Set problem —
Copy, from the entries below, each line in which the string "React" appears.
┌──
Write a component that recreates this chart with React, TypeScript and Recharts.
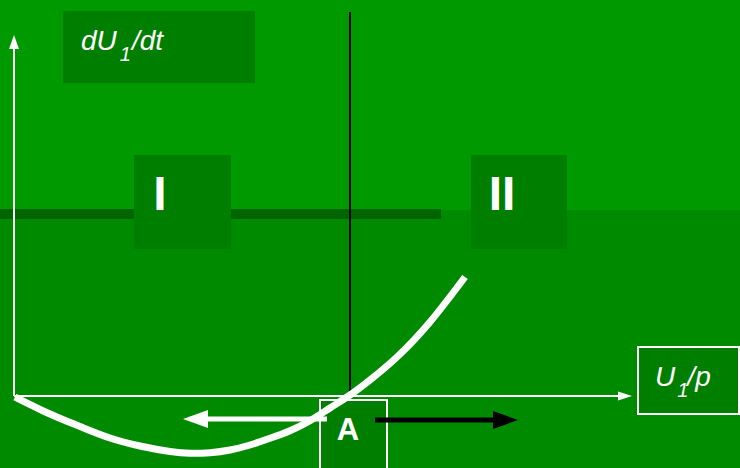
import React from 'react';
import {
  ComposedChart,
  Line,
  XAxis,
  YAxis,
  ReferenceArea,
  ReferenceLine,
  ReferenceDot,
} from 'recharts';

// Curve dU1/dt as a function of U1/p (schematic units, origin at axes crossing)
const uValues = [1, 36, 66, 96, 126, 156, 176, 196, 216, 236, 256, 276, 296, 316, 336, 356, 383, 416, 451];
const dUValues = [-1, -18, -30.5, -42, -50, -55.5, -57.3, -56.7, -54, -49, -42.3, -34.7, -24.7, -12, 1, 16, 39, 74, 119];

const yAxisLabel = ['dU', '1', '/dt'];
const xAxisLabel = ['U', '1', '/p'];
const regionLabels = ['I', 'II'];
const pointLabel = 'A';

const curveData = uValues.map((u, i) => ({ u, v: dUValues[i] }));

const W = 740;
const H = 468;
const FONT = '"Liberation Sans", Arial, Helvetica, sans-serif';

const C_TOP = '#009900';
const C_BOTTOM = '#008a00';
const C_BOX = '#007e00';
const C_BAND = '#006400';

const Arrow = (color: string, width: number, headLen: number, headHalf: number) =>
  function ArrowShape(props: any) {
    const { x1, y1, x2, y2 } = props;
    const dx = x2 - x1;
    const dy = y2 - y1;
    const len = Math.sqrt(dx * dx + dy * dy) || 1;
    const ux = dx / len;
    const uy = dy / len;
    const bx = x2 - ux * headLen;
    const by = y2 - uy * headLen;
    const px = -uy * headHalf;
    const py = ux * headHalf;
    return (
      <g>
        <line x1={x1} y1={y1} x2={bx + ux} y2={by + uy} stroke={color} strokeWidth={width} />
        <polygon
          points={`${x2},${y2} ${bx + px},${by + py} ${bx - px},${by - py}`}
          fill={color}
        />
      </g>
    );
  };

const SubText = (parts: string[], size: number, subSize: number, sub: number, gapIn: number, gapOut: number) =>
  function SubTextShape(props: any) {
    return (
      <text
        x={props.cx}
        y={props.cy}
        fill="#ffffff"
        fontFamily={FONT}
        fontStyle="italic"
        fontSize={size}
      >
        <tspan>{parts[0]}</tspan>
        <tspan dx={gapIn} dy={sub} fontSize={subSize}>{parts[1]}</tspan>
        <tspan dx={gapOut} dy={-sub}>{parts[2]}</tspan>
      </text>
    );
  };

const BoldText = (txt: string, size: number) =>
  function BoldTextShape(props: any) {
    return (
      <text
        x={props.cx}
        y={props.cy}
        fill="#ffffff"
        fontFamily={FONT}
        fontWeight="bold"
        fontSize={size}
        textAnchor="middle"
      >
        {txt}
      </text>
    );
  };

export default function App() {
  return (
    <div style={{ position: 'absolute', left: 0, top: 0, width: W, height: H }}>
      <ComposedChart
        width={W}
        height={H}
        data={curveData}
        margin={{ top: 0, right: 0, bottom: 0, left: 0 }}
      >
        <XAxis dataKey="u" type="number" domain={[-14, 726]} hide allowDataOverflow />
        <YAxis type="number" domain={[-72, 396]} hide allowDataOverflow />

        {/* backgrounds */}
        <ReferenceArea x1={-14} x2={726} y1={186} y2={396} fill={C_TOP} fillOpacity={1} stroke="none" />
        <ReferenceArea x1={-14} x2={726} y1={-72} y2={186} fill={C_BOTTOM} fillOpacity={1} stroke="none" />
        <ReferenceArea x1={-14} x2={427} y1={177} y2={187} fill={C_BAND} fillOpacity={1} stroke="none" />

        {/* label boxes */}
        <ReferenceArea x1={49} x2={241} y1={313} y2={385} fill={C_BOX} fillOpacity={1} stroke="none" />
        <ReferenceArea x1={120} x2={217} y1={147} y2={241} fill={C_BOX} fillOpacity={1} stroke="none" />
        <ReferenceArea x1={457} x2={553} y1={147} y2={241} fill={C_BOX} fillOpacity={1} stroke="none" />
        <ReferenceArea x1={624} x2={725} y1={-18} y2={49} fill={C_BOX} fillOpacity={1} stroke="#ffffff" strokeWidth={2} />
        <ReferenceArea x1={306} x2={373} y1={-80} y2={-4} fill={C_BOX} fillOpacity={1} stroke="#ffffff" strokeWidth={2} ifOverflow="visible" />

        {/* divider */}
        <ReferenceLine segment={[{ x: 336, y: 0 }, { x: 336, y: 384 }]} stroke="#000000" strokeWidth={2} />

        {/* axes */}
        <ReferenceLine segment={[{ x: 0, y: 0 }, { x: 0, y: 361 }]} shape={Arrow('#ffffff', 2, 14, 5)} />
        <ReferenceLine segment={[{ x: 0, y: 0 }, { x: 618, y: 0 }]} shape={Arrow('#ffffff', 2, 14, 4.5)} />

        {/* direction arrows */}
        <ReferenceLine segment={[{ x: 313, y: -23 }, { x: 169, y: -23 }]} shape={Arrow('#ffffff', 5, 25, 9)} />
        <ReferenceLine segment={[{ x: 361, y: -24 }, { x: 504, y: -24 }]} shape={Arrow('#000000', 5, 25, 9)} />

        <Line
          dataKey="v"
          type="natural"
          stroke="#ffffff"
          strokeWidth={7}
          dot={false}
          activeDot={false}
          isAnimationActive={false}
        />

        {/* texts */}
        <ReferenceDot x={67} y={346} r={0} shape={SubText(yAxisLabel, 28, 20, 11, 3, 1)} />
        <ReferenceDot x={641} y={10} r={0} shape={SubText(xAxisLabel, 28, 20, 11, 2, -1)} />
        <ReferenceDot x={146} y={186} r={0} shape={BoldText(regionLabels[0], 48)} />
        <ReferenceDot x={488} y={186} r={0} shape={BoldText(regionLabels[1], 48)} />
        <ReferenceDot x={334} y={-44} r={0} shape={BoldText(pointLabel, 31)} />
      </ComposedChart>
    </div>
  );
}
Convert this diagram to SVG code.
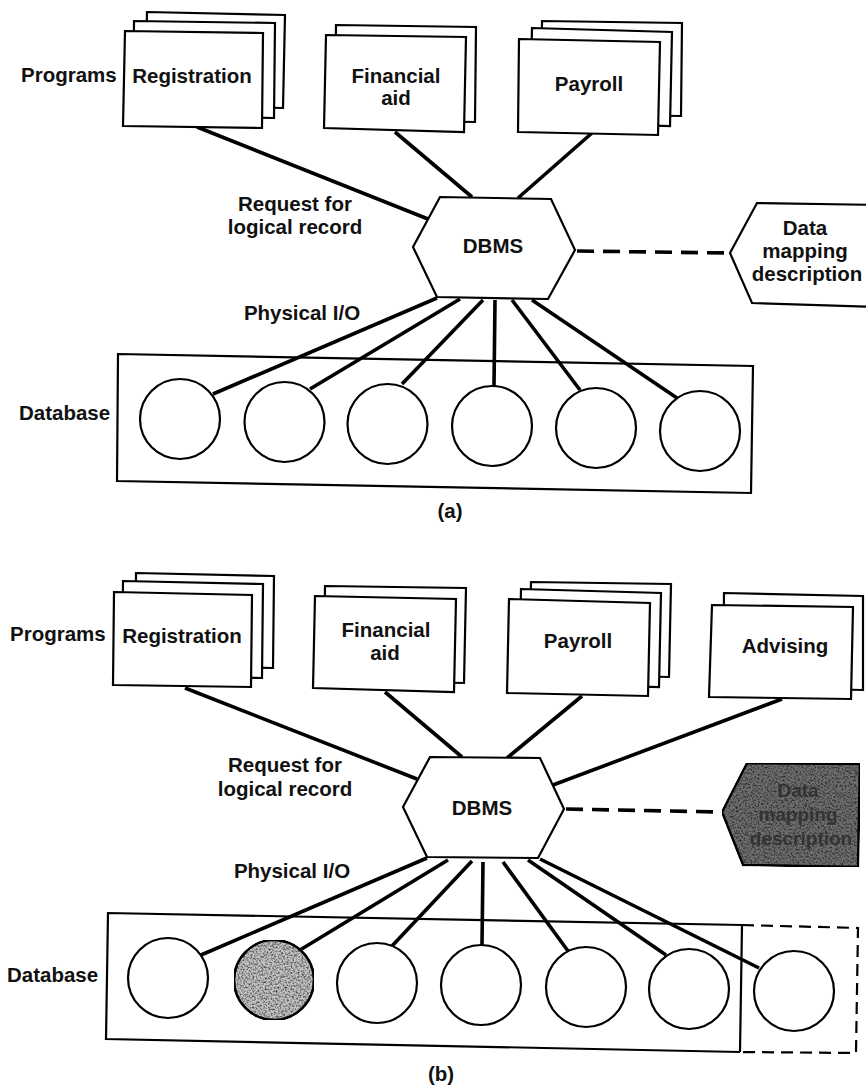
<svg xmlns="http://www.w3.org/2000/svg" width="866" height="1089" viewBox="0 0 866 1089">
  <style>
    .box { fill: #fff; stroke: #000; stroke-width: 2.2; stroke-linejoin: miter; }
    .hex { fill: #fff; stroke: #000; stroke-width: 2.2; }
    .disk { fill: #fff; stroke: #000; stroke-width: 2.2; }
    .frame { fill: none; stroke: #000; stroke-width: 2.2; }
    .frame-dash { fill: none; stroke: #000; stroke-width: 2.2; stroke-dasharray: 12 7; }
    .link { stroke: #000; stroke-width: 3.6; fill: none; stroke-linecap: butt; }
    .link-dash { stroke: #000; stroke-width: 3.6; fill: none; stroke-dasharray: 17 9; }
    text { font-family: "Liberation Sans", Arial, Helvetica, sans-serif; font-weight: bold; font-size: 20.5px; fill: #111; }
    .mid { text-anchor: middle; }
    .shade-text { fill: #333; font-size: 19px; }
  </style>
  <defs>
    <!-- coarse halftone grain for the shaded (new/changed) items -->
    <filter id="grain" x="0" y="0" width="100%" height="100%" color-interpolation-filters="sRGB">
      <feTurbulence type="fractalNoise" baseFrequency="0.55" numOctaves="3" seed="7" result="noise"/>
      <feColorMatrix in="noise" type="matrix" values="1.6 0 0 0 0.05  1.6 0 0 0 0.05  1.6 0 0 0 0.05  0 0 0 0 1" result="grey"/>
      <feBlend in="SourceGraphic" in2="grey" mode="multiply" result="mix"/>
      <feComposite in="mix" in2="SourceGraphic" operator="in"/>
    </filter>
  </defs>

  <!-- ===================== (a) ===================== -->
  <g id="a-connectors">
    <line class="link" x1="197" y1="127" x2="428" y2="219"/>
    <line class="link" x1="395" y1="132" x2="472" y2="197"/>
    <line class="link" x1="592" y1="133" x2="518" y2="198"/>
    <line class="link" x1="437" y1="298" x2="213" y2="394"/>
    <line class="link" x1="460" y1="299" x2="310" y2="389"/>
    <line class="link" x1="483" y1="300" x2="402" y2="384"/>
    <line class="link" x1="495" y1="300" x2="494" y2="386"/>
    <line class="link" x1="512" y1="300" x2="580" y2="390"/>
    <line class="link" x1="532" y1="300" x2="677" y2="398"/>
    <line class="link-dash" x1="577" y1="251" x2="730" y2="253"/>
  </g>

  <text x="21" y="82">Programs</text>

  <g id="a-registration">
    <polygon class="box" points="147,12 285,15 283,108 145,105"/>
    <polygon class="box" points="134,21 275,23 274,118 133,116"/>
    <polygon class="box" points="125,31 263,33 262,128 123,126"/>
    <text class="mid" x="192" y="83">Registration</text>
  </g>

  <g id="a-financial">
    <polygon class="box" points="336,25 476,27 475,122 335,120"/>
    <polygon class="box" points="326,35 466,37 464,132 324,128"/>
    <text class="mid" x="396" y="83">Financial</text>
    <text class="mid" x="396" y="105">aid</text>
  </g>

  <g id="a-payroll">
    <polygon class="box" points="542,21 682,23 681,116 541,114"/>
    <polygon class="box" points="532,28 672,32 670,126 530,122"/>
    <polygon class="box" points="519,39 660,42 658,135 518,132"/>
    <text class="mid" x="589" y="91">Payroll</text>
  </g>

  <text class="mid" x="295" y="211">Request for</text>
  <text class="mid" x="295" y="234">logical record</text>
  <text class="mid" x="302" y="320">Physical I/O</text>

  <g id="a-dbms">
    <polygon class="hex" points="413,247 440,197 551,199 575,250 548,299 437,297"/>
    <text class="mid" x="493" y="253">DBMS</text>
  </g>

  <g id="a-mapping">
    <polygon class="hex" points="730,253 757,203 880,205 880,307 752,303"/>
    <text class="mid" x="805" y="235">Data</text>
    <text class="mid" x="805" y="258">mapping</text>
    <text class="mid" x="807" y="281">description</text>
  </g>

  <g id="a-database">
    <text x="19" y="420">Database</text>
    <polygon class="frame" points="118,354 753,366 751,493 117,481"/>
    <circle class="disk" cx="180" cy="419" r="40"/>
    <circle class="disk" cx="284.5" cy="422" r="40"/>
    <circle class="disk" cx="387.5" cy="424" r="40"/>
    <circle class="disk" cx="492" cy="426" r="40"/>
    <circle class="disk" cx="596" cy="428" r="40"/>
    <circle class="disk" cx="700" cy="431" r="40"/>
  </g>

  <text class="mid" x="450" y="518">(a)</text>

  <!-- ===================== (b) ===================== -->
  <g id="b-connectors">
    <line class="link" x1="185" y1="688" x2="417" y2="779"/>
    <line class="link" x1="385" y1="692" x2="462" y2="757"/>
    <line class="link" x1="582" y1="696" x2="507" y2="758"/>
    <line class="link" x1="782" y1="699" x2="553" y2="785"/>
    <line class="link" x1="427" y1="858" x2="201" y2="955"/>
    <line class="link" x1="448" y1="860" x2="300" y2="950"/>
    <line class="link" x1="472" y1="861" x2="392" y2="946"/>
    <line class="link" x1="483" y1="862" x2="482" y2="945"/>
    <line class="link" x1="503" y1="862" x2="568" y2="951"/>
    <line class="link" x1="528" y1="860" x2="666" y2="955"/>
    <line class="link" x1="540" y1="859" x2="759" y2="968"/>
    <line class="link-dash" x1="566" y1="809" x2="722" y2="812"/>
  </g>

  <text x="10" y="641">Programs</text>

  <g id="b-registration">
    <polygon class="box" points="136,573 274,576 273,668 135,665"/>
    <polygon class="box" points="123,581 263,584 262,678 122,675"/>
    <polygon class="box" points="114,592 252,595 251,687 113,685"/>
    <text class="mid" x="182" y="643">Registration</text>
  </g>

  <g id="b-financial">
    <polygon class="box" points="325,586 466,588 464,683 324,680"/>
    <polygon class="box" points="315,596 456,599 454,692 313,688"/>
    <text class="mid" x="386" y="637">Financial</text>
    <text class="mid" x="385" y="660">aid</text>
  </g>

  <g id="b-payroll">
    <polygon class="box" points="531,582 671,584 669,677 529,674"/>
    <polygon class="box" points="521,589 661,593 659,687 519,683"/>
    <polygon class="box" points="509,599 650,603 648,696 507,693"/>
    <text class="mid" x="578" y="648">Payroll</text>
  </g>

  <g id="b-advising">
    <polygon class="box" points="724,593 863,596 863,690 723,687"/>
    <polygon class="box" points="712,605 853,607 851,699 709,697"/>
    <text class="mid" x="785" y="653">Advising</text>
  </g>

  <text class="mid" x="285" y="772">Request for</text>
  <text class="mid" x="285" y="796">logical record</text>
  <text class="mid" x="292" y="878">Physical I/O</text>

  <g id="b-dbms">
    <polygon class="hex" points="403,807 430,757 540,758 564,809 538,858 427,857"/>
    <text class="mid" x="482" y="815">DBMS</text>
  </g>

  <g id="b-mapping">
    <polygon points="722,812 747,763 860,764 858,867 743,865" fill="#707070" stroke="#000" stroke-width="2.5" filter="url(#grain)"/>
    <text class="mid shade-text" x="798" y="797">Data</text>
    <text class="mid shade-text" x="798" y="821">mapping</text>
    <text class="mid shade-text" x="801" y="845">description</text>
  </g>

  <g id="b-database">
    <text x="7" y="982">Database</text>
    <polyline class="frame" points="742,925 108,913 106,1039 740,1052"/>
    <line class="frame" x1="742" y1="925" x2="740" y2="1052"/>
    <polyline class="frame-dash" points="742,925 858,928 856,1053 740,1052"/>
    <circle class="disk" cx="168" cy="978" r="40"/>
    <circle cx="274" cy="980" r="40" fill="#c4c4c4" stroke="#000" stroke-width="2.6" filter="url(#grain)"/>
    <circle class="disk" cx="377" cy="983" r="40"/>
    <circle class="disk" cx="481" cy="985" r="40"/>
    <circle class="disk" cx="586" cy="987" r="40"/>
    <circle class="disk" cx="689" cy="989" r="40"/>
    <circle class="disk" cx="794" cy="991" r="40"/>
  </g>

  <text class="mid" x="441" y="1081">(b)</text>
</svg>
└──
Task solution —
Write a component that recreates this chart with React, TypeScript and Recharts.
import React from 'react';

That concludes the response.